Additionally, Flor and Marbeth’s trajectories illuminate how their paths to brokerage and brokerage practices are strongly shaped by their gendered experiences as migrant women who anticipate the potential risks and needs of fellow migrant women. In this article I have emphasized their complex dynamics of care and control with migrant women that are relational and situational. Additionally, these practices of brokerage, and relations of care and control must be contextualized within the broader structures of migration and socio-economic and political inequality under which such labor migrations take place. While Marbeth and Vivian clearly attempt to facilitate migrations and employment situations that benefit Filipina migrant women and their families, their risk-avoiding strategies (such as advising workers or selecting employers) ultimately do not change the fundamentally exploitative situation in which Filipina women find themselves. Flor ended up working for ten years with minimal salary increments with the same family. Despite intending to leave the job for years due to the excessive work hours, she found it psychologically difficult to do so. A young Filipina woman who found employment through Vivian’s agency said that while Vivian helped her get out of an abusive labor situation, in the end the employer “got away” with what he did.

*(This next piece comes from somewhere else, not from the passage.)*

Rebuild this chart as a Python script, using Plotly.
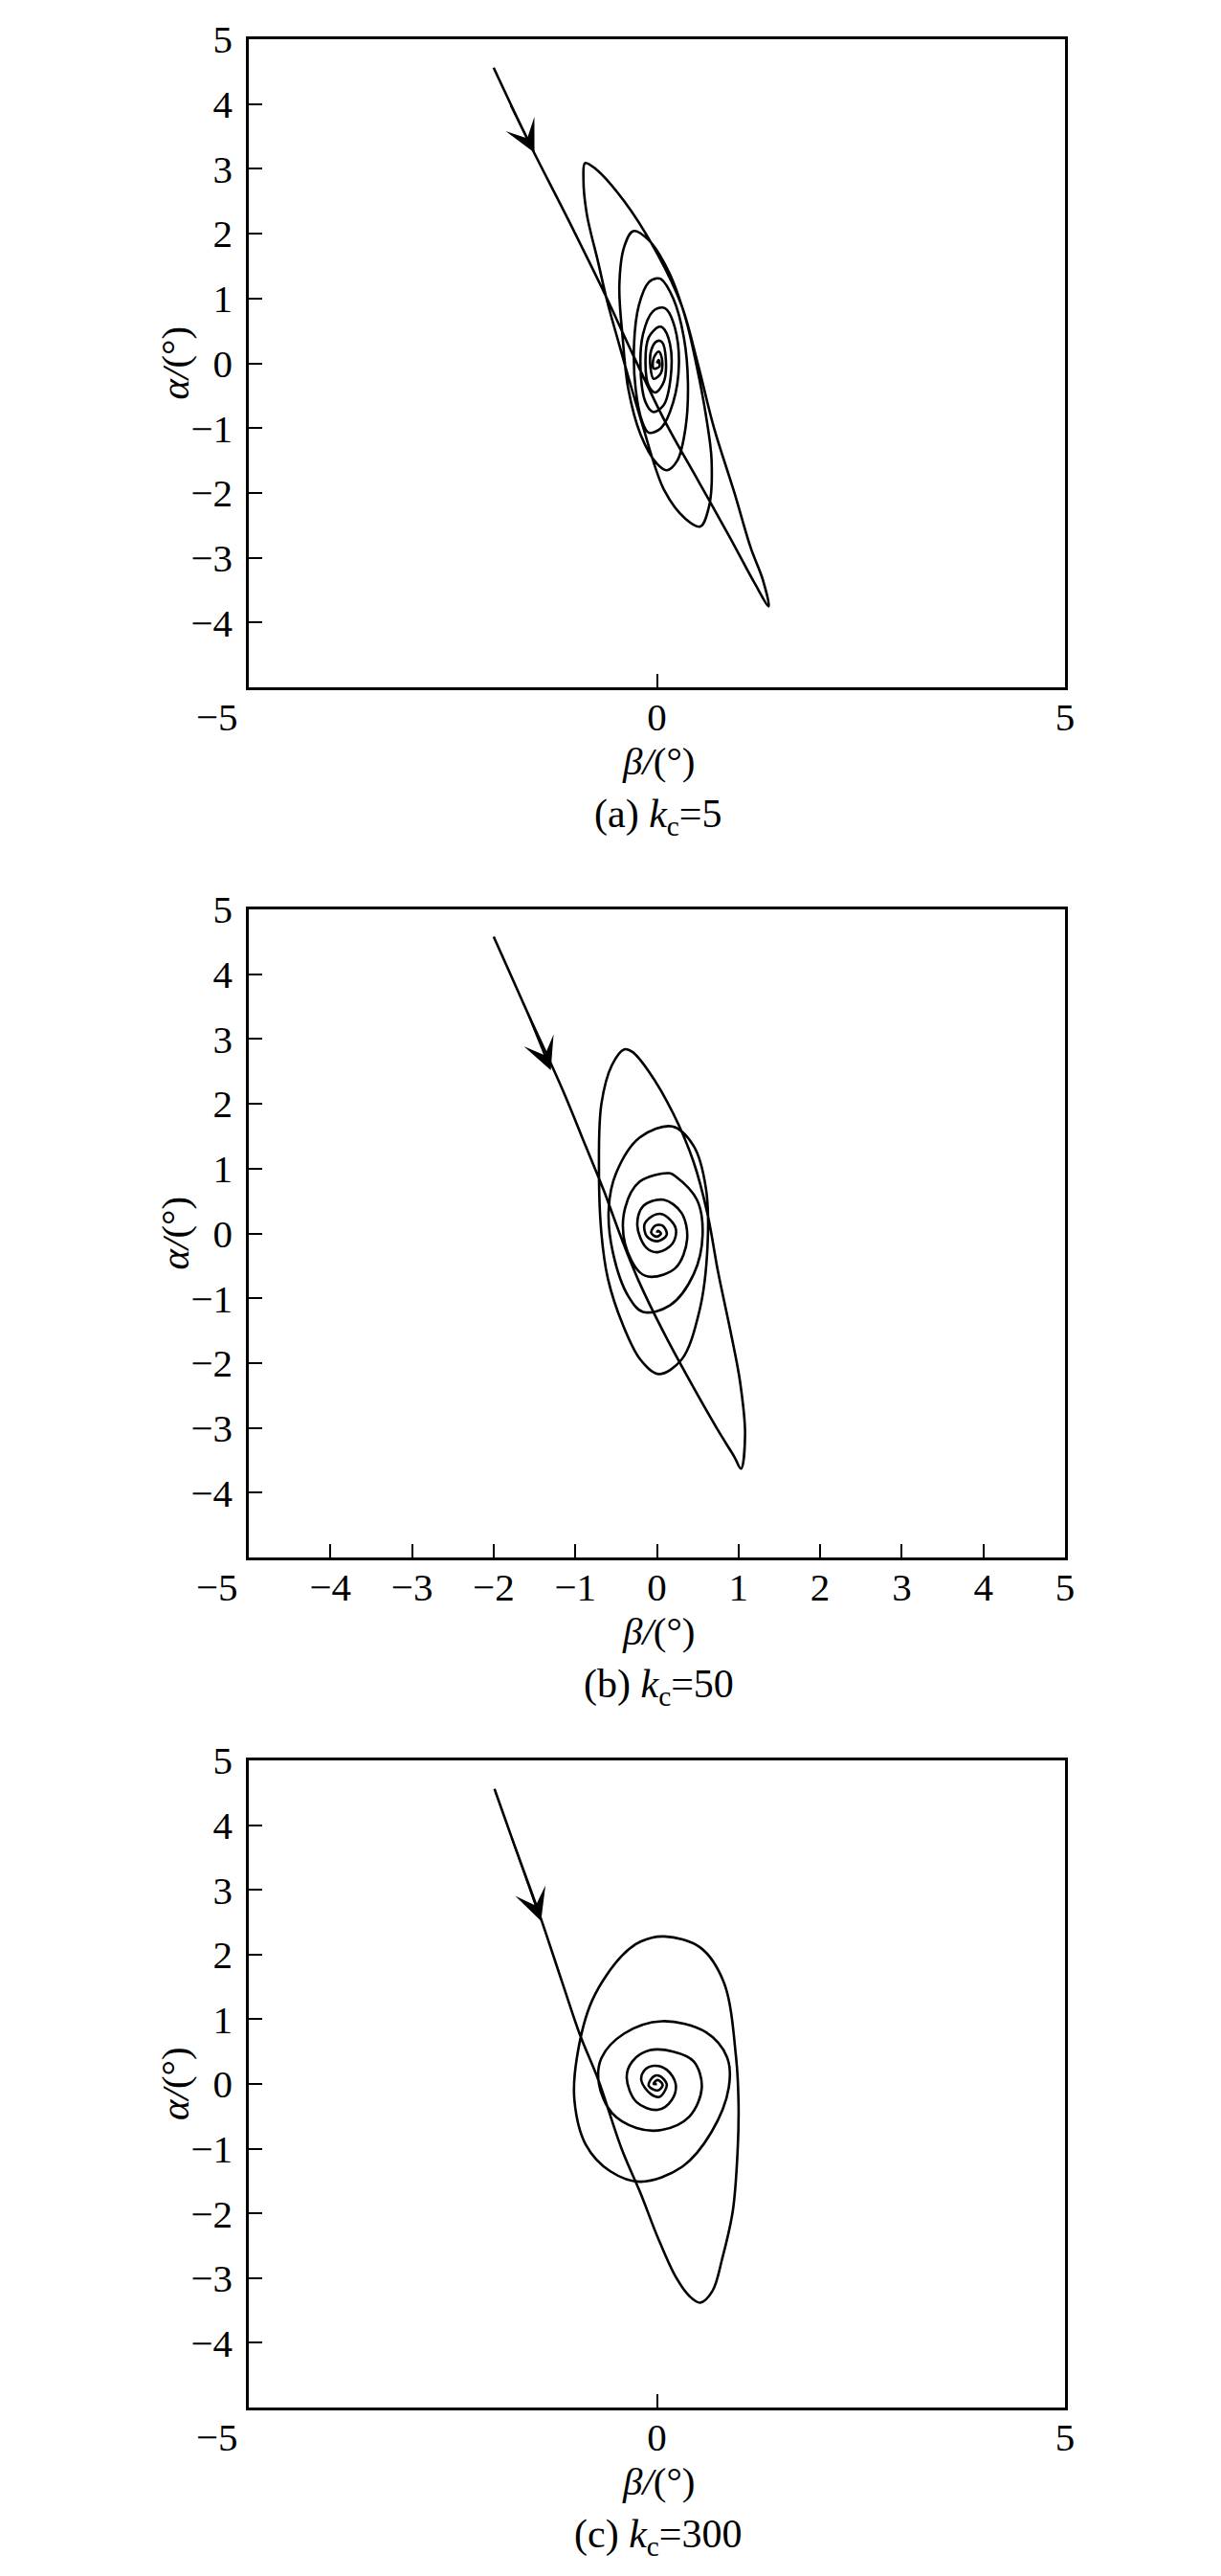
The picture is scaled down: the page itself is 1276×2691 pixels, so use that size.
import plotly.graph_objects as go

# ---------------- data ----------------
# Panel (a): k_c = 5
BETA_A = [-2.00, -1.56, -1.10, -0.65, -0.30, 0.10, 0.50, 0.90, 1.20, 1.37,
          1.30, 1.15, 0.95, 0.70, 0.50, 0.30, 0.00, -0.40, -0.75, -0.88,
          -0.90, -0.86, -0.72, -0.61, -0.46, -0.33, -0.18, 0.09, 0.35, 0.53,
          0.64, 0.67, 0.60, 0.48, 0.35, 0.15, -0.10, -0.29,
          -0.40, -0.46, -0.42, -0.35, -0.20, 0.00, 0.12,
          0.25, 0.35, 0.38, 0.33, 0.20, 0.05, 0.00,
          -0.10, -0.22, -0.28, -0.26, -0.18, -0.10,
          0.05, 0.20, 0.27, 0.22, 0.12, 0.07,
          -0.05, -0.17, -0.20, -0.14, -0.05,
          0.08, 0.17, 0.16, 0.07, 0.02,
          -0.10, -0.14, -0.10, -0.02,
          0.08, 0.11, 0.06, 0.00,
          -0.07, -0.08, -0.04,
          0.05, 0.06, 0.02,
          -0.04, -0.04, 0.03, 0.02, 0.00]
ALPHA_A = [4.56, 3.39, 2.25, 1.10, 0.15, -0.90, -1.80, -2.70, -3.40, -3.75,
           -3.35, -2.85, -2.00, -1.00, 0.00, 0.90, 1.70, 2.50, 3.00, 3.09,
           2.85, 2.31, 1.56, 0.96, 0.28, -0.30, -0.94, -1.96, -2.40, -2.52,
           -2.20, -1.50, -0.80, 0.00, 0.70, 1.40, 1.90, 2.04,
           1.80, 1.20, 0.40, -0.40, -1.10, -1.55, -1.65,
           -1.50, -1.00, -0.30, 0.40, 1.00, 1.30, 1.31,
           1.25, 0.90, 0.30, -0.40, -0.90, -1.07,
           -1.00, -0.60, 0.00, 0.55, 0.83, 0.86,
           0.80, 0.45, -0.10, -0.60, -0.75,
           -0.65, -0.20, 0.30, 0.55, 0.56,
           0.40, 0.00, -0.35, -0.45,
           -0.30, 0.05, 0.33, 0.34,
           0.20, -0.05, -0.24,
           -0.15, 0.08, 0.18,
           0.08, -0.08, -0.05, 0.05, 0.00]
ARROW_A = [-1.50, 3.25]
ARROW_A_TAIL = [-1.80, 4.00]

# Panel (b): k_c = 50
BETA_B = [-2.00, -1.60, -1.16, -0.87, -0.65, -0.43, -0.21, 0.08, 0.37, 0.74, 0.95, 1.03,
          1.08, 1.02, 0.90, 0.75, 0.62, 0.45, 0.20, -0.10, -0.30, -0.40,
          -0.55, -0.68, -0.71, -0.68, -0.60, -0.42, -0.20, 0.02,
          0.30, 0.52, 0.62, 0.60, 0.45, 0.19,
          -0.21, -0.50, -0.59, -0.54, -0.35, -0.17,
          0.16, 0.45, 0.56, 0.49, 0.23, 0.15,
          -0.21, -0.39, -0.39, -0.21, -0.07,
          0.23, 0.37, 0.30, 0.08,
          -0.17, -0.24, -0.13, 0.01,
          0.19, 0.23, 0.08, -0.02,
          -0.15, -0.12, 0.01,
          0.12, 0.07, -0.02,
          -0.07, 0.00, 0.05, 0.01, 0.00]
ALPHA_B = [4.58, 3.45, 2.23, 1.34, 0.66, -0.09, -0.77, -1.52, -2.20, -3.02, -3.45, -3.63,
           -3.10, -2.30, -1.50, -0.60, 0.30, 1.10, 1.85, 2.50, 2.80, 2.84,
           2.60, 2.00, 1.00, 0.00, -0.70, -1.40, -1.95, -2.17,
           -1.95, -1.20, -0.20, 0.70, 1.35, 1.65,
           1.48, 0.93, 0.39, -0.29, -0.97, -1.21,
           -1.11, -0.63, -0.02, 0.52, 0.88, 0.93,
           0.80, 0.39, -0.16, -0.60, -0.67,
           -0.53, -0.09, 0.32, 0.52,
           0.42, 0.12, -0.22, -0.29,
           -0.16, 0.08, 0.29, 0.29,
           0.15, -0.05, -0.12,
           -0.02, 0.12, 0.12,
           0.01, -0.05, 0.00, 0.04, 0.01]
ARROW_B = [-1.30, 2.52]
ARROW_B_TAIL = [-1.60, 3.45]

# Panel (c): k_c = 300
BETA_C = [-1.99, -1.78, -1.45, -1.16, -0.94, -0.72, -0.43, -0.20, 0.01, 0.23, 0.40, 0.53,
          0.68, 0.80, 0.93, 0.99, 1.00, 0.97, 0.82, 0.53, 0.09,
          -0.20, -0.43, -0.79, -0.98, -1.01, -0.87, -0.57, -0.20,
          0.31, 0.67, 0.88, 0.86, 0.60, 0.06,
          -0.40, -0.68, -0.71, -0.55, -0.25, 0.06,
          0.40, 0.55, 0.45, 0.20, -0.09,
          -0.30, -0.37, -0.25, 0.01,
          0.18, 0.23, 0.12, -0.04,
          -0.16, -0.19, -0.08, 0.03,
          0.10, 0.12, 0.04, -0.02,
          -0.08, -0.10, 0.01,
          0.07, 0.03, 0.00, -0.04, 0.00]
ALPHA_C = [4.56, 3.81, 2.66, 1.57, 0.75, 0.07, -1.01, -1.69, -2.37, -2.98, -3.28, -3.38,
           -3.20, -2.70, -1.96, -1.00, -0.30, 0.41, 1.57, 2.11, 2.28,
           2.20, 1.98, 1.30, 0.41, -0.26, -0.94, -1.35, -1.51,
           -1.28, -0.74, -0.06, 0.41, 0.80, 0.97,
           0.78, 0.40, 0.00, -0.45, -0.68, -0.71,
           -0.50, -0.05, 0.35, 0.50, 0.52,
           0.35, 0.10, -0.28, -0.40,
           -0.25, 0.00, 0.22, 0.28,
           0.20, 0.05, -0.15, -0.20,
           -0.10, 0.00, 0.12, 0.13,
           0.06, -0.03, -0.10,
           -0.02, 0.05, 0.06, 0.00, 0.00]
ARROW_C = [-1.42, 2.52]
ARROW_C_TAIL = [-1.78, 3.81]

CAPTIONS = ["(a) <i>k</i><sub>c</sub>=5", "(b) <i>k</i><sub>c</sub>=50", "(c) <i>k</i><sub>c</sub>=300"]
X_TICKS_SPARSE = [0, 5]
X_TICKS_FULL = [-4, -3, -2, -1, 0, 1, 2, 3, 4, 5]
Y_TICKS = [-4, -3, -2, -1, 0, 1, 2, 3, 4, 5]

# ---------------- layout geometry (pixels) ----------------
W, H = 1276, 2691
X_LEFT, X_RIGHT = 260, 1113
PANELS = [(41, 718), (950, 1627), (1839, 2515)]
FONT = "Liberation Serif, Times New Roman, serif"
FS = 41


def px(x):
    return x / W


def py(y):
    return 1 - y / H


def lab(v):
    return ("\u2212" + str(-v)) if v < 0 else str(v)


fig = go.Figure()
series = [(BETA_A, ALPHA_A, ARROW_A, ARROW_A_TAIL, X_TICKS_SPARSE),
          (BETA_B, ALPHA_B, ARROW_B, ARROW_B_TAIL, X_TICKS_FULL),
          (BETA_C, ALPHA_C, ARROW_C, ARROW_C_TAIL, X_TICKS_SPARSE)]

annotations = []
for i, ((bx, ay, arr, tail, xt), (top, bot)) in enumerate(zip(series, PANELS)):
    n = "" if i == 0 else str(i + 1)
    fig.add_trace(go.Scatter(x=bx, y=ay, mode="lines",
                             line=dict(color="black", width=2.6, shape="spline", smoothing=1.0),
                             xaxis="x" + n, yaxis="y" + n, showlegend=False, hoverinfo="skip"))
    axis_common = dict(showgrid=False, zeroline=False, showline=True, mirror=True,
                       automargin=False,
                       linecolor="black", linewidth=2.5, ticks="inside", ticklen=14,
                       tickwidth=2, tickcolor="black",
                       tickfont=dict(family=FONT, size=FS, color="black"))
    fig.update_layout(**{
        "xaxis" + n: dict(axis_common, domain=[px(X_LEFT), px(X_RIGHT)], range=[-5, 5],
                          anchor="y" + n, tickvals=xt, ticktext=[lab(v) for v in xt],
                          ticklabelstandoff=-7),
        "yaxis" + n: dict(axis_common, domain=[py(bot), py(top)], range=[-5, 5],
                          anchor="x" + n, tickvals=Y_TICKS, ticktext=[lab(v) for v in Y_TICKS],
                          ticklabelstandoff=6),
    })
    # corner "-5" label
    annotations.append(dict(xref="paper", yref="paper", x=px(251), y=py(bot + 31),
                            xanchor="right", yanchor="middle", showarrow=False, text="\u22125",
                            font=dict(family=FONT, size=FS, color="black")))
    # x title
    annotations.append(dict(xref="paper", yref="paper", x=px(688), y=py(bot + 77),
                            xanchor="center", yanchor="middle", showarrow=False,
                            text="<i>\u03b2/</i>(\u00b0)",
                            font=dict(family=FONT, size=FS, color="black")))
    # y title
    annotations.append(dict(xref="paper", yref="paper", x=px(183), y=py((top + bot) / 2),
                            xanchor="center", yanchor="middle", showarrow=False, textangle=-90,
                            text="<i>\u03b1/</i>(\u00b0)",
                            font=dict(family=FONT, size=FS, color="black")))
    # caption
    annotations.append(dict(xref="paper", yref="paper", x=px(688), y=py(bot + 135),
                            xanchor="center", yanchor="middle", showarrow=False,
                            text=CAPTIONS[i],
                            font=dict(family=FONT, size=FS + 1, color="black")))
    # arrow head on trajectory
    annotations.append(dict(xref="x" + n, yref="y" + n, axref="x" + n, ayref="y" + n,
                            x=arr[0], y=arr[1], ax=tail[0], ay=tail[1], text="",
                            showarrow=True, arrowhead=3, arrowsize=2.8, arrowwidth=2,
                            arrowcolor="black"))

fig.update_layout(width=W, height=H, margin=dict(l=0, r=0, t=0, b=0, pad=0),
                  paper_bgcolor="white", plot_bgcolor="white", annotations=annotations)

fig.write_html("out.html", config={"displayModeBar": False},
               post_script="document.body.style.margin='0px';")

Indeed, Constable has forcefully argued that “global capitalist-fueled labor migration is profit-driven, and exploitative, regardless of the worker’s consent, the employer’s best intentions, or the agency’s and (brokers’) desires to ‘help’” (Constable 2022: 74). Analysis of dynamics of care and control in migrant-broker relationships must thus consider the multidimensional and multiscalar logics that condition the nature of these relationships, which are reproduced at distinct scales between migrant women and agencies, employers, and states. Nonetheless, intermediaries such as Marbeth and Vivian play a crucial role in shaping migration experiences and contributing to reproducing broader migration infrastructures. As Wee et al. (2020) have argued, their roles are powerful because they are able to “translate” between employers and workers’ understandings of the labor law and of each other. Brokers’ ability to translate affords them considerable discretionary power in shaping migrant women’s everyday lives. As the same authors ask, what kinds of legal frameworks should be in place to prevent the abuse of brokers’ positions? In the context of Chile, migration research has largely focused on migrants’ precarious labor situations, experiences of discrimination, transnational family arrangements, and multidimensional consequences of changing migration policies. Attending to the role of other, less visible actors, such as migrant brokers and intermediaries, can contribute to clarifying how migration journeys and experiences are further powerfully shaped both by other individuals who mediate between them, other actors (state and employers) and broader institutional structures on a transnational and inter-cultural scale.